The house is sub-circular in shape, measuring 6m E-W by 8m N-S, and is visible as turf and stone banks constructed amidst bedrock outcrops. The face of an inner wall is represented by the break of slope on the E side. The outer wall is not visible. The ring cairn is sited some 35m east of the house, on an exposed, steep-sided rocky knoll overlooking cliffs to the east and with extensive views to the north and south. It is roughly circular in shape, measuring 9.5m E-W by 10m transversely, with inner and outer kerbs of stones clearly discernible. A turf-built field dyke bisects the house and ring cairn. The dyke is visible as an earth bank which runs from N-S, extending far beyond the boundary of the scheduled monument in both directions. A distinct gap in the earth bank creates a pathway between the house and the ring cairn.
The area to be scheduled is irregular on plan, to include the remains described above and an area around them within which evidence relating to the monument's construction, use and abandonment may survive, as shown in red on the accompanying map. All above-ground elements of electrical power poles are specifically excluded from the scheduling.

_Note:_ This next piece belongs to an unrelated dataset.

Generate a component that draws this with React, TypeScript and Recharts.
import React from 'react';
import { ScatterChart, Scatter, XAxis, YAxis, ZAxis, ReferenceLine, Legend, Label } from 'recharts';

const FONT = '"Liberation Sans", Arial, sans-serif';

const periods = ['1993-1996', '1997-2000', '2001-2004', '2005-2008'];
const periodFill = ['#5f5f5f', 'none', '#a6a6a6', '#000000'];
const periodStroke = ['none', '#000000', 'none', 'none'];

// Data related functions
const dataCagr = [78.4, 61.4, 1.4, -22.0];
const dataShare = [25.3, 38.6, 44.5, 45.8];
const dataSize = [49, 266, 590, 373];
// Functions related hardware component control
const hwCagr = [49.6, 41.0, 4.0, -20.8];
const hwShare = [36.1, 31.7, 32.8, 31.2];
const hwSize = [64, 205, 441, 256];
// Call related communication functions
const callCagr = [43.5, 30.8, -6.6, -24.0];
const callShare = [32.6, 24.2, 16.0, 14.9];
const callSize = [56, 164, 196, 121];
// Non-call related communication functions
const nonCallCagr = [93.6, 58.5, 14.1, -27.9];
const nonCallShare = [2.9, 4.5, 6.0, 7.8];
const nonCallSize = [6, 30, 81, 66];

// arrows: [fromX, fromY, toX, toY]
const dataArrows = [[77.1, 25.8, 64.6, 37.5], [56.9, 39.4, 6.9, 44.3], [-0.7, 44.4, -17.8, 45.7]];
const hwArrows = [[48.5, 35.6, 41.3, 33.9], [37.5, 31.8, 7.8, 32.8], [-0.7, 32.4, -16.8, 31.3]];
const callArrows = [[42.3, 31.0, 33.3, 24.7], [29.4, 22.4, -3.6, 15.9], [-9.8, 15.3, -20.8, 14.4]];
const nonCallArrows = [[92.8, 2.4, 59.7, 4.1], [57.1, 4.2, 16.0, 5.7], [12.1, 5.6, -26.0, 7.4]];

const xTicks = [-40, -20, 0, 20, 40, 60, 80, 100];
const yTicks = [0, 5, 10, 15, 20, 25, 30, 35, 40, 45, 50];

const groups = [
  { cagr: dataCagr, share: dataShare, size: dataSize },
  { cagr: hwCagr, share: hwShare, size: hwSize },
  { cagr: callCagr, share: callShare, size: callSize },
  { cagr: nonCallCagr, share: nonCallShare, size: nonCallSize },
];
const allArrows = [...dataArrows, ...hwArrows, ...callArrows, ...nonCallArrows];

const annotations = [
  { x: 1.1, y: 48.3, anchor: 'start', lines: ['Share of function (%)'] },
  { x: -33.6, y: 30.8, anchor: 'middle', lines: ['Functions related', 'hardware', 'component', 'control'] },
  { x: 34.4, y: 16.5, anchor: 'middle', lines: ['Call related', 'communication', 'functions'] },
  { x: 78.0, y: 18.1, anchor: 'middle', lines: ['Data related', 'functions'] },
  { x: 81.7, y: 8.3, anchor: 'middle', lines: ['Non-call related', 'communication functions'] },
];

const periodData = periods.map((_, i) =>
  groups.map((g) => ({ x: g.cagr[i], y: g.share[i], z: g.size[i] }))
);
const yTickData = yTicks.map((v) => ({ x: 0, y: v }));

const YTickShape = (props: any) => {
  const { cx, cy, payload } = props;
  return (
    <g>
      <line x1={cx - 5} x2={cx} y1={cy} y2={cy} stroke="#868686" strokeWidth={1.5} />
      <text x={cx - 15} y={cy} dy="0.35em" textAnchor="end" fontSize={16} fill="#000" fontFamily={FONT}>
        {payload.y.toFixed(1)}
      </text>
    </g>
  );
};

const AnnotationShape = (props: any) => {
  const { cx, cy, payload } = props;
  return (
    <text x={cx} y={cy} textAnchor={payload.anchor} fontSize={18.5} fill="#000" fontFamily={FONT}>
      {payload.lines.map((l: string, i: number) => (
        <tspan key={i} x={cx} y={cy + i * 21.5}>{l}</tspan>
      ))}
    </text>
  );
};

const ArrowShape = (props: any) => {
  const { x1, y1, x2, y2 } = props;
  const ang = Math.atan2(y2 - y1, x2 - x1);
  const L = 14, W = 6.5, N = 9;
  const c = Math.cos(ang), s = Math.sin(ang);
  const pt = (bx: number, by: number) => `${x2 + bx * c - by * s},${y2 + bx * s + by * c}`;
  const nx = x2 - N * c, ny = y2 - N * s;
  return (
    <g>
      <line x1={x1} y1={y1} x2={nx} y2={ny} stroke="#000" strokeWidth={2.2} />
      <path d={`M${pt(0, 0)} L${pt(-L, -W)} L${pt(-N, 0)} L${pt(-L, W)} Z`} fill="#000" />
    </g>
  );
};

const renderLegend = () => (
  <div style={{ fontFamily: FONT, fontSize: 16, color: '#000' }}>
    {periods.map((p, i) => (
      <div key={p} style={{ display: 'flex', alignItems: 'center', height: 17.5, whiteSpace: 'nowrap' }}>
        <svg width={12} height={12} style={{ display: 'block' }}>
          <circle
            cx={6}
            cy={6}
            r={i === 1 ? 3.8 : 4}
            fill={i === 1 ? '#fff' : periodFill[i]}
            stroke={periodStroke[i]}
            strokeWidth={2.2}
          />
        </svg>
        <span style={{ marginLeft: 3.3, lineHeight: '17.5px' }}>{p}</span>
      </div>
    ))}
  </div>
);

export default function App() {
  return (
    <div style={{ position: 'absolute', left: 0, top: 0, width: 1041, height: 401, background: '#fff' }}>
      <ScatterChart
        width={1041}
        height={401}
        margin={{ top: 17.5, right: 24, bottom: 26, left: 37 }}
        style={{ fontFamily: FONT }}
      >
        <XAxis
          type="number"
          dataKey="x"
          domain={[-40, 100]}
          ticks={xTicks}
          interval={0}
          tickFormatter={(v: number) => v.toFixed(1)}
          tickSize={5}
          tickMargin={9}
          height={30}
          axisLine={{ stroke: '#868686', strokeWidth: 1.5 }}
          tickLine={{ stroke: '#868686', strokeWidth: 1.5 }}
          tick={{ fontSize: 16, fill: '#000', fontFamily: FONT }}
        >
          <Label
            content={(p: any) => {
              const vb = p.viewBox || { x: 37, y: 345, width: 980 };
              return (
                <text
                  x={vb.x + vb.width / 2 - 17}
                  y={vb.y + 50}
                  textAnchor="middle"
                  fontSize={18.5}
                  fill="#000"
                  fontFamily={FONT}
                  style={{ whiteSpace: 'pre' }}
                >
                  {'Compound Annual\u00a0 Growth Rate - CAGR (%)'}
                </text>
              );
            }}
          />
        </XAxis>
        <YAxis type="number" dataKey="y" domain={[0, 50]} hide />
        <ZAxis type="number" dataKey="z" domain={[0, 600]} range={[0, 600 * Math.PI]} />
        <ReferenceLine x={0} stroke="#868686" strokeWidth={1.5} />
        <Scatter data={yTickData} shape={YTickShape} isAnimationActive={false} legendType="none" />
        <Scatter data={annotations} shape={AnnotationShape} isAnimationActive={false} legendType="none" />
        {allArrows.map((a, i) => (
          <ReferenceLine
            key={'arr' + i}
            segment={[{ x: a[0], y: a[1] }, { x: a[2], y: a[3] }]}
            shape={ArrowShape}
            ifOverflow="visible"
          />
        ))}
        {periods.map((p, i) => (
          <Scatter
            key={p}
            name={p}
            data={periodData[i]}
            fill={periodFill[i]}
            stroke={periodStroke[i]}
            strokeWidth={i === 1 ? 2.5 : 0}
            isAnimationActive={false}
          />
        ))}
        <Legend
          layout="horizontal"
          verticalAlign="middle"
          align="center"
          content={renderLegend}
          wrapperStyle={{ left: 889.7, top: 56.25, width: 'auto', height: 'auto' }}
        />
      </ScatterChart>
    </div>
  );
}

Source: Historic Environment Scotland
Cultural Significance
The monument's cultural significance can be expressed as follows:
Intrinsic characteristics
This monument survives in good condition surrounded by closely cropped grass. Significant buried archaeological remains are likely to be preserved beneath and around the visible upstanding structures. The house offers the potential for researchers to examine how prehistoric dwellings were designed and constructed. Wall foundations, pits and floor surfaces are likely to exist beneath the turf. Chambered cairns are well-known on Shetland, but ring cairns are much less common. Ring cairns usually date from about 2500-1500 BC and frequently cover and mark one or more individual human burials. There is no obvious chamber or cist visible on the ground surface here, but this may be preserved beneath the turf covering the area of ground enclosed within the inner kerb of stones. Artefacts and ecofacts may be expected to survive that can help us understand how people lived at this site, how they farmed and used the natural environment, how they practiced burial and commemoration of the dead at specific times in prehistory, and how they exchanged goods with other groups. There is also potential to compare the house with the cairn, and with the adjacent field boundary and wider field systems, and to define the developmental sequence of these various elements of the cultural landscape.

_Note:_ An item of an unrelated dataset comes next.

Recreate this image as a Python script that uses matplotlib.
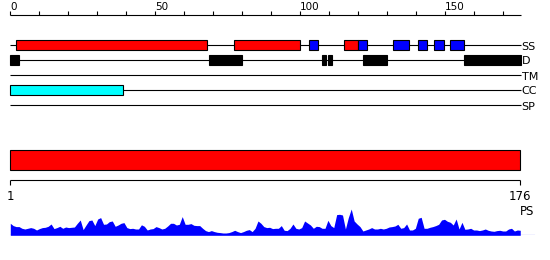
import matplotlib
matplotlib.use("Agg")
import matplotlib.pyplot as plt
from matplotlib.patches import Rectangle
import numpy as np

# sequence length and feature tracks (residue start, end)
seq_len = 176
ss_helix = [(2, 68), (77, 100), (115, 120)]
ss_strand = [(103, 106), (120, 123), (132, 137.5), (140.7, 143.8), (146, 149.7), (151.7, 156.6)]
disorder = [(0, 3), (68.5, 80), (107.5, 109), (109.7, 111), (121.6, 130), (156.4, 176)]
coiled_coil = [(0, 39)]
track_names = ["SS", "D", "TM", "CC", "SP"]

# per residue PS profile (1..176)
ps = [12, 9.7, 8.7, 8.7, 7, 6.3, 7, 7.7, 7, 5.3,
      6.7, 7.7, 8, 9, 11.3, 6.7, 7.7, 9, 7, 8.3,
      7.7, 8, 8.3, 12, 15.3, 5.7, 10.3, 14.7, 15.3, 9.7,
      16.3, 17.7, 11, 11.3, 13.7, 14.3, 9, 10.3, 12, 12.7,
      7.7, 6.7, 7, 6.3, 6.3, 10.5, 9, 5.3, 6.3, 6.7,
      8.7, 7.7, 6.3, 7, 9.3, 12, 12, 10.3, 11, 18.7,
      11, 11, 11.7, 10, 9.7, 9.7, 7, 4.7, 3.7, 4.7,
      3.7, 3, 2.7, 2.3, 2.3, 2.7, 3.7, 5, 3.7, 2.7,
      3.7, 5, 5.7, 3.7, 7, 14.3, 12, 8.7, 7.7, 8,
      6.7, 7, 7, 9.7, 5, 4.7, 7, 11.3, 7, 6.3,
      7.7, 14.3, 12.3, 10.3, 7, 9, 8.7, 7, 7, 15,
      9.7, 7.7, 20.7, 21, 20.3, 6.3, 17.7, 26.3, 14.3, 11.3,
      8.7, 4.3, 5.3, 6.3, 7.7, 6.3, 6.3, 7, 6.3, 7,
      8.3, 8.7, 9.3, 11, 7, 7.7, 11.3, 5.3, 5.3, 7,
      17, 18, 7, 7, 8, 8.7, 9.7, 11, 15.3, 16,
      14, 13, 10.3, 16.3, 6.3, 13, 6, 6.3, 7, 5.3,
      5.3, 4.7, 5.3, 6.3, 5, 4.3, 4, 4.7, 5, 4.3,
      4.3, 6.3, 7, 4.3, 5.3, 5]

W, H = 550, 260
fig = plt.figure(figsize=(W / 100, H / 100), dpi=100)

# top part: 0-based ruler, y in pixels
ax = fig.add_axes([0, 0, 1, 1])
ax.set_xlim(-10.3 / 2.9, (W - 10.3) / 2.9)
ax.set_ylim(H, 0)
ax.axis("off")

# bottom part: 1-based ruler
axb = fig.add_axes([0, 0, 1, 1])
axb.set_xlim(1 - 10.3 / 2.914, 1 + (W - 10.3) / 2.914)
axb.set_ylim(H, 0)
axb.axis("off")

lw = 0.8
rows = {"SS": 45, "D": 60, "TM": 75, "CC": 90, "SP": 105}

# top ruler
ax.hlines(15, 0, seq_len, color="black", lw=lw)
ticks = np.arange(0, seq_len + 1, 10)
ax.vlines(ticks, 11, 15, color="black", lw=lw)
for t in ticks[ticks % 50 == 0]:
    ax.text(t, 10.5, str(t), ha="left", va="baseline", fontsize=7.5)

# tracks
for name in track_names:
    y = rows[name]
    ax.hlines(y, 0, seq_len, color="black", lw=lw, zorder=1)
    ax.text(seq_len + 0.3, y + 4.5, name, ha="left", va="baseline", fontsize=8)


def boxes(spans, y, h, color, edge=True):
    for s, e in spans:
        ax.add_patch(Rectangle((s, y - h / 2), e - s, h, facecolor=color,
                               edgecolor="black" if edge else color, lw=lw, zorder=2))


boxes(ss_helix, rows["SS"], 10, "#ff0000")
boxes(ss_strand, rows["SS"], 10, "#0000ff")
boxes(disorder, rows["D"], 10, "black")
boxes(coiled_coil, rows["CC"], 10, "#00ffff")

# full length bar
axb.add_patch(Rectangle((1, 150.3), seq_len - 1, 20, facecolor="#ff0000",
                        edgecolor="black", lw=lw))

# bottom ruler
axb.hlines(180.3, 1, seq_len, color="black", lw=lw)
axb.vlines([1, seq_len], 180.3, 184.5, color="black", lw=lw)
axb.text(1, 200, "1", ha="center", va="baseline", fontsize=8.5)
axb.text(seq_len, 200, str(seq_len), ha="center", va="baseline", fontsize=8.5)
axb.text(seq_len, 215, "PS", ha="left", va="baseline", fontsize=8.5)

# PS profile
axp = fig.add_axes([0, (H - 235.3) / H, 1, 30 / H])
axp.set_xlim(axb.get_xlim())
axp.set_ylim(0, 30)
axp.axis("off")
res = np.arange(1, seq_len + 1)
axp.fill_between(res, 0, ps, color="#0000ff", lw=0)
axp.axhline(0, xmin=10.3 / W, xmax=534 / W, color="#0000ff", lw=lw)

fig.savefig("out.png", dpi=100)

Contextual characteristics
This monument lies within a landscape that is rich in prehistoric and later archaeological remains. Its importance is therefore enhanced because it can be compared with several nearby sites, including two other prehistoric houses, 300m to the south and 400m to the southwest. The latter house was excavated in advance of proposed quarrying activity. This excavation recovered stone tools, fragments of possible Bronze Age pottery and a fragmentary steatite vessel.
Burial cairns were commonly positioned in visible locations such as this, and often to be inter-visible with other cairns nearby. In this case, there is a chambered cairn at Know of Wilga, 1km to the SSW. In addition, there is a complex of Viking or late Norse buildings situated on a lower terrace 150m to the northeast, and the important steatite workings at Catpund lie 500m to the SSW. Together, these monuments have the potential to reveal how this piece of landscape was used over two millennia and what relationships exist between them.
National Importance
This monument is of national importance because it has an inherent potential to make a significant addition to our understanding of the past, in particular of prehistoric settlement, ritual customs and land-use. This potential is enhanced by the survival of such apparently well-preserved examples of a house, ring cairn and field banks in close proximity, together with other prehistoric monuments nearby. The monument therefore also has the potential to improve our understanding of the distribution of settlement, the structural techniques used to build houses, changes in settlement over time, and the relationship of houses to burial cairns. The loss of the monument would significantly diminish our future ability to appreciate and understand settlement in the east of Shetland Mainland.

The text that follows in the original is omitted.